“Punire per educare”. È illusorio, nonché socialmente dannoso, inseguire gli obiettivi ricompresi in questo slogan tardo-ottocentesco, oggi tanto di moda nelle carceri e finanche nelle scuole. Uno slogan che è diventata politica attiva e che fa parte di una sotto-cultura che semplifica i processi culturali, sociali e psicologici fino a ridurli, in modo manicheo, a ostacoli a quella che è considerata una benemerita reazione disciplinare o punitiva a seconda dei contesti. La giustizia penale minorile non meritava le involuzioni normative presenti nel cosiddetto Decreto Legge Caivano che, come è spiegato in questo rapporto, ci riporta qualche decennio indietro nella storia giuridica del nostro Paese. A partire almeno dal 1988, con l’entrata in vigore del codice di procedura penale minorile, l’Italia aveva scelto un’altra via, quella che potremmo descrivere attraverso un’inversione semantica dello slogan indicato in apertura di questo commento, ossia “educare per punire il meno possibile o addirittura per non punire affatto”.
La società degli adulti deve decidere che fare dei propri ragazzi, a partire da quelli più faticosi, disagiati, riottosi alle regole. La punizione carceraria crea dolore, stigma, fratture sociali insanabili. È negazione di futuro attraverso l’inflizione di sofferenze nel presente. Incarcerare un ragazzo o una ragazza è una delle scelte più gravi che si possa fare: significa inchiodarlo per sempre a un momento o a più momenti della sua giovane vita. Non può che essere un’opzione del tutto eccezionale. Invece le nuove norme hanno inteso rompere con una bella storia italiana, che era quella della residualizzazione della risposta detentiva nei confronti dei minori. La fiction “Mare fuori” non è riuscita, nonostante le buone intenzioni, a costruire una coscienza politica diversa. È prevalsa l’onda securitaria, la marea disciplinare che sta investendo l’intera nostra debole società. Chi sbaglia paga, anche se ha quattrodici, quindici, sedici, diciassette anni. È questo il mantra. La responsabilità e la maturità sono invece obiettivi che richiedono l’immensa fatica del dialogo, dell’ascolto infinito.

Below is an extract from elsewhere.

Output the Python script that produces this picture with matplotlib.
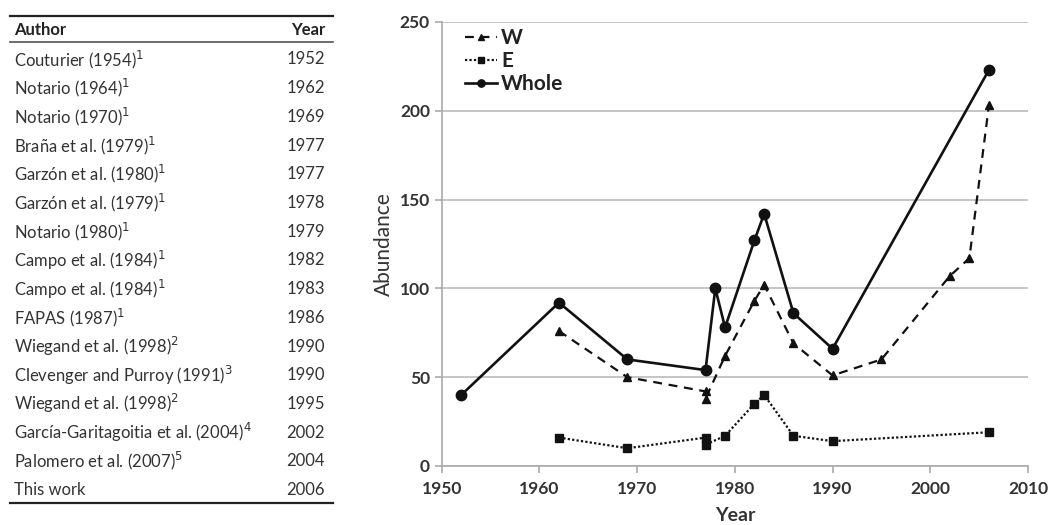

Per lunghi decenni l’Italia carceraria non è stata afflitta da emergenze date dalla iper-incarcerazione di ragazzi. La media delle loro presenze annue non è mai stata preoccupante, tant’è che raramente si sono superate le cinquecento unità nei diciassette Istituti Penali per Minorenni. All’estero ci guardavano come modello da seguire, al pari della nostra politica abolizionista sui manicomi. Invece è tornata di moda dalle parti del Ministero della Giustizia e del Ministero dell’Istruzione l’idea semplificata per cui esisterebbe una pedagogia del carcere, della punizione esemplare. Come se non ci fossero stati un secolo di studi pedagogici e sociologici in direzione opposta. Nel frattempo il Ministero dell’Istruzione si è arricchito fin dal nome del riferimento al merito. È secondo quest’ultimo che i ragazzi vanno dunque classificati. Una concezione che dalla scuola arriva alla giustizia: chi commette un reato ha demeritato al punto da ‘meritarsi’ la punizione del carcere. Questa è la filosofia che permea il dibattito politico e parlamentare più recente. E lo si è visto in occasione dei fatti di Caivano, che sull’onda dell’emotività hanno originato nuove norme repressive. In questo modo si rinuncia alla complessità educativa, che invece associa la parola responsabilità non alla cattiva retorica della punizione ma a quella faticosa della cura, della consapevolezza, dello sguardo critico. Il carcere, anche quello meno truce e violento, annichilisce ogni forma di coscienza olistica. Non è in carcere che l’io si potrà mai rendere conto di essere parte di un insieme articolato.
Avremmo voluto che si aprisse un dibattito fecondo intorno alla nostra proposta di un codice penale rivolto ai soli minori, con sanzioni differenziate rispetto a quelle degli adulti e modellate sui loro bisogni di crescita e maturazione. Un codice che non punisca le ragazze e i ragazzi per gli stessi fatti, con le stesse sanzioni e con la stessa intensità prevista per i maggiorenni. Invece la nostra proposta è rimasta confinata ai luoghi del sapere, senza interessare quelli delle decisioni politiche.
Antigone continuerà a proporre un modello di giustizia penale minorile a forma e dimensione di adolescente, confezionato su sua misura senza che mutui la logica perdente della giustizia penale degli adulti.